**YOUR INSTRUCTIONS**
Using the material below, copy every line where "React" appears.

%%

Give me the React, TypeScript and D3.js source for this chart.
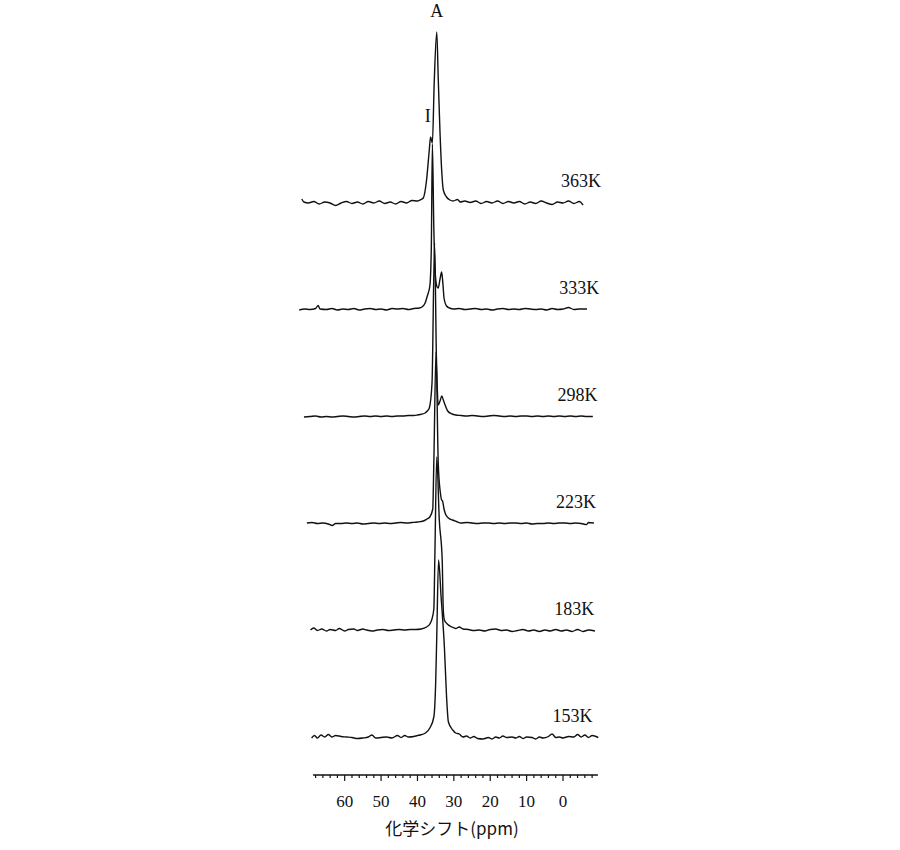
import React from "react";
import * as d3 from "d3";

// Temperature of each stacked 13C spectrum, top to bottom
const temperatures = ["363K", "333K", "298K", "223K", "183K", "153K"];

// Each trace: [chemical shift (ppm), intensity (a.u.)]
const spectrum363: [number, number][] = [
  [71.8, 3], [71.2, 0], [70, -1], [68.5, 0.5], [67, -2], [65.5, 0], [64, -1], [62.5, -3.5],
  [61, -1], [59.5, 0.5], [58, -1.5], [56.5, 0], [55, -2], [53.5, 0.5], [52, -1], [50.5, 1],
  [49, -1.5], [47.5, 0], [46, -2], [44.5, 0.5], [43, -1], [41.5, 1.5], [40, 1], [39, 2.5],
  [38.4, 4], [37.5, 22], [36.75, 52], [36.4, 65], [35.9, 59], [35.4, 119], [34.7, 170],
  [34.3, 125], [33.8, 69], [33.3, 29], [32.9, 12], [32.0, 5], [31.1, 2], [30.2, 1], [29, 2.5],
  [28.2, 0], [27, 1], [25.5, -0.5], [24, 1], [22.5, -1.5], [21, 0.5], [19.5, -1], [18, 1],
  [16.5, -1.5], [15, 0.5], [13.5, -1], [12, 0.5], [10.5, -2], [9, 0], [7.5, -1.5], [6, 1],
  [4.5, -1], [3, -2.5], [1.5, 0], [0, -1], [-1.5, 1], [-3, -1.5], [-4.5, 0.5], [-5.5, -3],
];

const spectrum333: [number, number][] = [
  [72.5, -1], [71, 0], [69.5, -0.5], [68, 0.5], [67.3, 3.5], [66.8, 0], [65, -0.5], [63.5, 0.5],
  [62, -1], [60.5, 0], [59, -0.5], [57.5, 0.5], [56, -1], [54.5, 0], [53, 0.5], [51.5, -0.5],
  [50, 0], [48.5, -1], [47, 0.5], [45.5, 0], [44, 0.5], [42.5, -0.5], [41, 0.5], [39.5, 1],
  [38.8, 2], [37.9, 6], [37.3, 13], [36.6, 23], [36.2, 60], [35.9, 165], [35.5, 80], [35.1, 35],
  [34.6, 22], [34.3, 21], [33.8, 30], [33.35, 37], [33.0, 25], [32.7, 11], [32.0, 3], [31.2, 1],
  [30, 0], [28.5, 0.5], [27, -0.5], [25.5, 0], [24, 0.5], [22.5, -0.5], [21, 0], [19.5, -1],
  [18, 0], [16.5, 0.5], [15, -0.5], [13.5, 0], [12, -0.5], [10.5, 0.5], [9, 0], [7.5, -0.5],
  [6, 0], [4.5, -1], [3, 0.5], [1.5, -0.5], [0, 0], [-1.5, 1.5], [-3, -0.5], [-4.5, 0], [-6.6, 0],
];

const spectrum298: [number, number][] = [
  [71.2, -1], [69.5, -0.5], [68, 0], [66.5, -1], [65, -0.5], [63.5, -1], [62, -0.5], [60.5, 0],
  [59, -0.5], [57.5, -1], [56, -0.5], [54.5, 0], [53, -0.5], [51.5, 0], [50, -0.5], [48.5, 0],
  [47, -0.5], [45.5, 0], [44, 0], [42.5, 0.5], [41, 0.5], [40, 1], [39.3, 1.5], [37.9, 3],
  [37.3, 5], [36.75, 8], [36.0, 33], [35.3, 173], [34.8, 60], [34.6, 33], [34.3, 11], [33.8, 15],
  [33.3, 20], [32.9, 16], [32.3, 10], [31.7, 5], [30.5, 2], [29.5, 1], [28, 0.5], [26.5, 0],
  [25, 0.5], [23.5, 0], [22, -0.5], [20.5, 0], [19, 0.5], [17.5, 0], [16, -0.5], [14.5, 0],
  [13, -0.5], [11.5, 0], [10, 0], [8.5, -0.5], [7, 0], [5.5, -0.5], [4, 0], [2.5, -0.5], [1, 0],
  [-0.5, -0.5], [-2, 0], [-3.5, -0.5], [-5, 0], [-6.5, -0.5], [-8.2, -0.5],
];

const spectrum223: [number, number][] = [
  [70.4, 0], [69, 0.5], [67.5, -0.5], [66, 0], [64.5, -1], [63.4, -2.5], [62.5, -0.5], [61, -0.5],
  [59.5, 0], [58, -0.5], [56.5, 0], [55, -1], [53.5, -0.5], [52, 0], [50.5, -0.5], [49, 0],
  [47.5, -0.5], [46, 0], [44.5, 0.5], [43, 0], [41.5, 0.5], [40, 1], [38.4, 2], [37.4, 4],
  [36.6, 6], [35.8, 14], [35.5, 61], [34.9, 171], [34.3, 61], [33.7, 30], [33.35, 23], [33.1, 22],
  [32.7, 14], [32.3, 9], [31.5, 5], [30.4, 3], [29.3, 1.5], [28, 0], [26.5, 0.5], [25, 0],
  [23.5, -0.5], [22, 0], [20.5, 0], [19, -0.5], [17.5, 0], [16, -0.5], [14.5, 0], [13, 0],
  [11.5, -0.5], [10, 0], [8.5, -1], [7, -0.5], [5.5, -0.5], [4, 0], [2.5, -0.5], [1, 0],
  [-0.5, 0], [-2, -0.5], [-3.5, 0], [-5, -0.5], [-6.5, -1.5], [-7, 0.5], [-8.5, 0],
];

const spectrum183: [number, number][] = [
  [69.4, 0], [68.5, 2], [67.5, -0.5], [66.3, 1], [65, -1], [64, 0.5], [62.5, -0.5], [61.5, 1.5],
  [60, -1], [59, 0.5], [57.5, 1], [56.5, -0.5], [55, 1], [54, 0], [52.5, -1], [51, 0],
  [49.5, 0.5], [48, -0.5], [46.5, 0], [45, 0.5], [43.5, 0], [42, 0.5], [40.5, 0.5], [39, 1],
  [37.5, 3], [36.6, 6], [36.1, 10], [35.5, 21], [35.2, 78], [34.7, 173], [34.0, 110], [33.2, 70],
  [32.9, 20], [32.6, 10], [31.8, 6], [30.5, 3], [29.5, 1.5], [28.5, 3], [27.5, 1], [26, 0.5],
  [24.5, -0.5], [23, 0], [21.5, -1], [20, 0.5], [18.5, 1], [17, -0.5], [15.5, 0], [14, -1.5],
  [12.5, -0.5], [11, 0.5], [9.5, -1], [8, 0], [6.5, -1.5], [5, 0], [3.5, -1], [2, 0.5],
  [0.5, -1], [-1, 0], [-2.5, -1.5], [-4, 0.5], [-5.5, -1.5], [-7, 0], [-8.8, -1],
];

const spectrum153: [number, number][] = [
  [69.1, -1], [68.3, 1.5], [67.5, -1], [66.5, 2], [65.5, 0], [64.5, 2.5], [63.5, 0], [62.5, 1.5],
  [61, 0.5], [59.5, 0], [58, -0.5], [56.5, -1.5], [55, -1], [53.5, 0], [52.5, 2], [51.5, -1],
  [50, -0.5], [48.5, 0], [47, -1], [45.5, 1.5], [44.5, -0.5], [43.5, 1.5], [42.5, 0], [41, 0.5],
  [40, 1.5], [39.3, 2], [37.8, 4], [36.6, 9], [35.5, 20], [35.0, 54], [34.7, 100], [34.2, 177],
  [33.5, 140], [32.6, 90], [32.0, 40], [31.5, 15], [30.3, 7], [29.5, 4], [28.5, 3], [27.5, 0],
  [26.5, 1], [25.5, -1], [24.5, 0.5], [23.5, -1.5], [22, -2], [20.5, -0.5], [19.5, -2], [18.5, 0],
  [17.5, -1], [16.5, 1], [15.5, -0.5], [14, 0], [13, -1], [12, 0.5], [11, -1.5], [10, 0],
  [8.5, -0.5], [7.5, -2], [6.5, 0], [5.5, -1], [4, 0.5], [3, 3], [2, -0.5], [1, 0], [0, -1],
  [-1.5, 0.5], [-3, 0], [-4, 2.5], [-5, 0], [-6, 2], [-7, -0.5], [-8, 1.5], [-9.7, -0.5],
];

const spectra = [spectrum363, spectrum333, spectrum298, spectrum223, spectrum183, spectrum153];

// Peak labels on the top trace: [label, ppm, intensity]
const peakLabels: [string, number, number][] = [
  ["A", 34.7, 170],
  ["I", 37.2, 65],
];

// Chemical-shift axis
const axisExtent = [68.7, -9.6];
const tickLabels = [60, 50, 40, 30, 20, 10, 0];
const axisTitle = "化学シフト(ppm)";

const serif = "'Liberation Serif', 'DejaVu Serif', serif";
const ink = "#111";

export default function App() {
  const width = 900;
  const height = 850;

  const x = d3.scaleLinear().domain([0, 60]).range([563, 344.7]);
  const intensity = d3.scaleLinear().domain([0, 180]).range([0, 180]);
  const rowBaseline = d3.scaleLinear().domain([0, temperatures.length - 1]).range([202, 737]);
  const axisY = 775;

  const minorTicks = d3.range(68, -9, -2);

  return (
    <svg
      width={width}
      height={height}
      style={{ position: "absolute", left: 0, top: 0, background: "#fff" }}
    >
      {spectra.map((data, i) => {
        const base = rowBaseline(i);
        const line = d3
          .line<[number, number]>()
          .x((d) => x(d[0]))
          .y((d) => base - intensity(d[1]))
          .curve(d3.curveMonotoneX);
        return (
          <path
            key={temperatures[i]}
            d={line(data) || ""}
            fill="none"
            stroke={ink}
            strokeWidth={1.4}
            strokeLinejoin="round"
          />
        );
      })}

      {temperatures.map((t, i) => (
        <text
          key={t}
          x={601 - i * 1.7}
          y={rowBaseline(i) - 15}
          textAnchor="end"
          fontFamily={serif}
          fontSize={18}
          fill={ink}
        >
          {t}
        </text>
      ))}

      {peakLabels.map(([label, ppm, val]) => (
        <text
          key={label}
          x={x(ppm)}
          y={rowBaseline(0) - intensity(val) - 15}
          textAnchor="middle"
          fontFamily={serif}
          fontSize={18}
          fill={ink}
        >
          {label}
        </text>
      ))}

      <g>
        <line
          x1={x(axisExtent[0])}
          x2={x(axisExtent[1])}
          y1={axisY}
          y2={axisY}
          stroke={ink}
          strokeWidth={1.5}
        />
        {minorTicks.map((v) => (
          <line
            key={v}
            x1={x(v)}
            x2={x(v)}
            y1={axisY}
            y2={axisY + (v % 10 === 0 ? 6 : 3)}
            stroke={ink}
            strokeWidth={1.2}
          />
        ))}
        {tickLabels.map((v) => (
          <text
            key={v}
            x={x(v)}
            y={axisY + 32}
            textAnchor="middle"
            fontFamily={serif}
            fontSize={17}
            fill={ink}
          >
            {v}
          </text>
        ))}
        <text
          x={452}
          y={axisY + 60}
          textAnchor="middle"
          fontFamily="'Noto Sans CJK JP', serif"
          fontSize={17}
          fill={ink}
        >
          {axisTitle}
        </text>
      </g>
    </svg>
  );
}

%%

**COMPLETE RESPONSE**
Give me the React, TypeScript and D3.js source for this chart.
import React from "react";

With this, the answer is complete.